Bellamy, 2009

In hindsight, the establishing shot of Claude Chabrol’s Bellamy showing a relaxed Paul Bellamy (Gérard Depardieu) trying to solve a crossword puzzle while on vacation at a well appointed country estate in Nîmes – an apparent compromise in destination from his wife, Françoise’s (Marie Bunel) suggestions to take a more exotic trip – serves as both hint and a ruse to the renowned police inspector’s ever-analytical personality. Struggling to cope with the unexpected arrival of his troublesome, ne’er-do-well, younger brother Jacques (Clovis Cornillac) and visited by a stranger, Noël Gentil (Jacques Gamblin) who may have been involved in the unsolved disappearance of an industrialist named Emile Leullet, Bellamy is gradually pulled away from his seeming hibernation, seduced by the stranger’s tale of double lives, insurance fraud, a beautiful, young mistress (Vahina Giocante), a grieving, persecuted wife (Marie Matheron), and face-altering cosmetic surgery that seem worlds apart from his comfortable, settled life.
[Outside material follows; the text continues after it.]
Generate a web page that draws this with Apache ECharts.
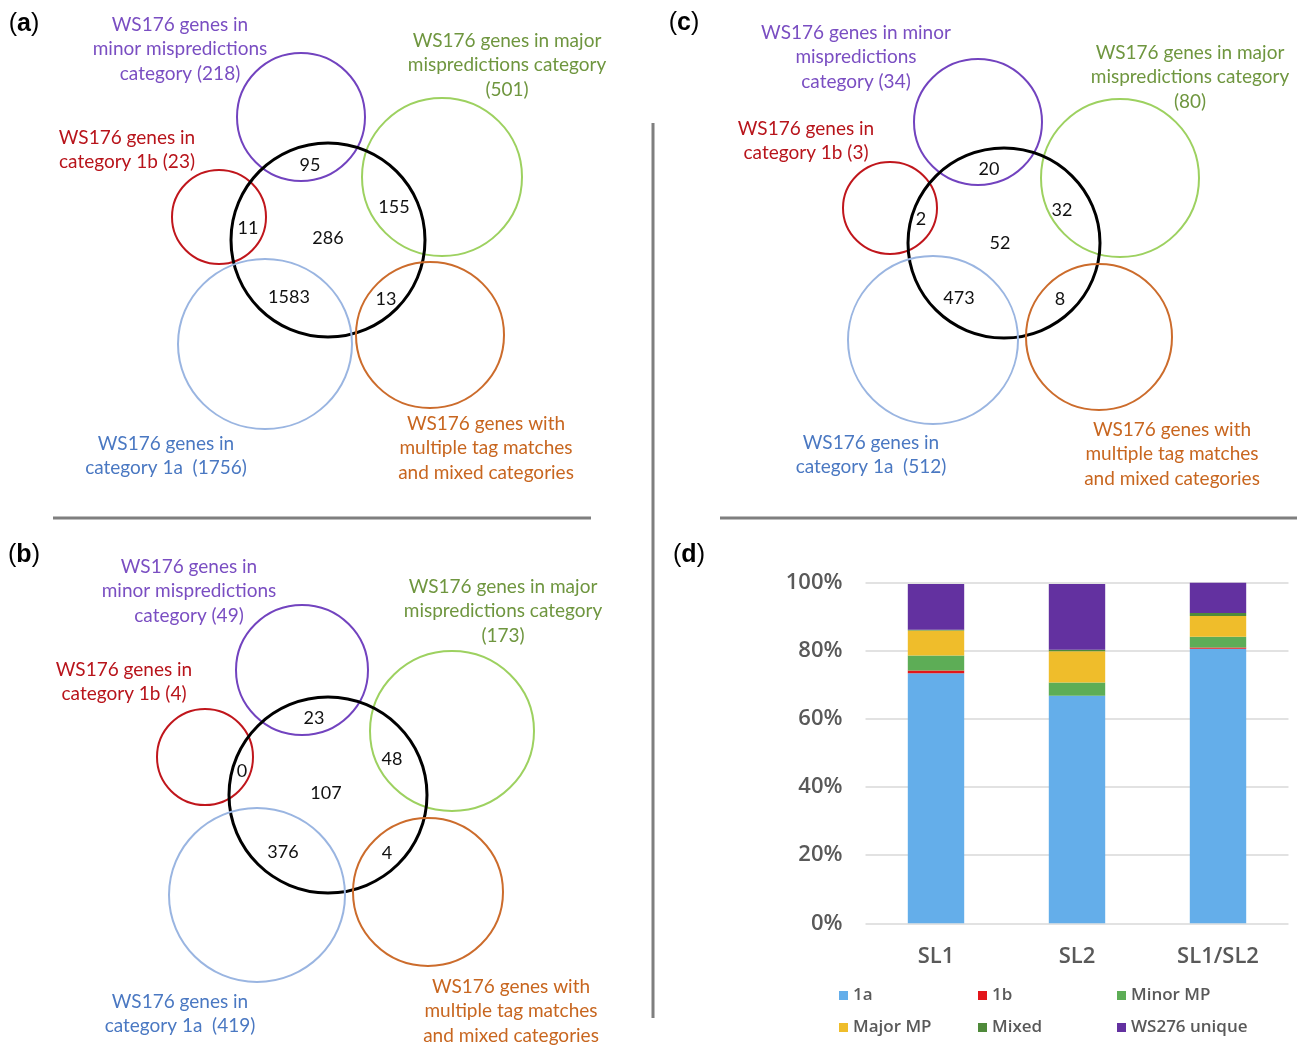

Similar to Chabrol’s previous film, A Girl Cut in Two, the psychology of the pursuer not only shapes the narrative trajectory of the film, but also continually redefines his ambiguous motivation: an unmade bed opens up the possibility of an affair, a missing gun corroborates a theoretical pattern of self-destruction, an all-too-forthcoming suspect that suggests hidden, ulterior motives. Bookending with a shot of a motorist’s violent death on a desolate beach, the image suggests both a tragic conclusion and the ingredients of a new mystery – a paradoxical reflection of Bellamy’s own self-perpetuating puzzle quest.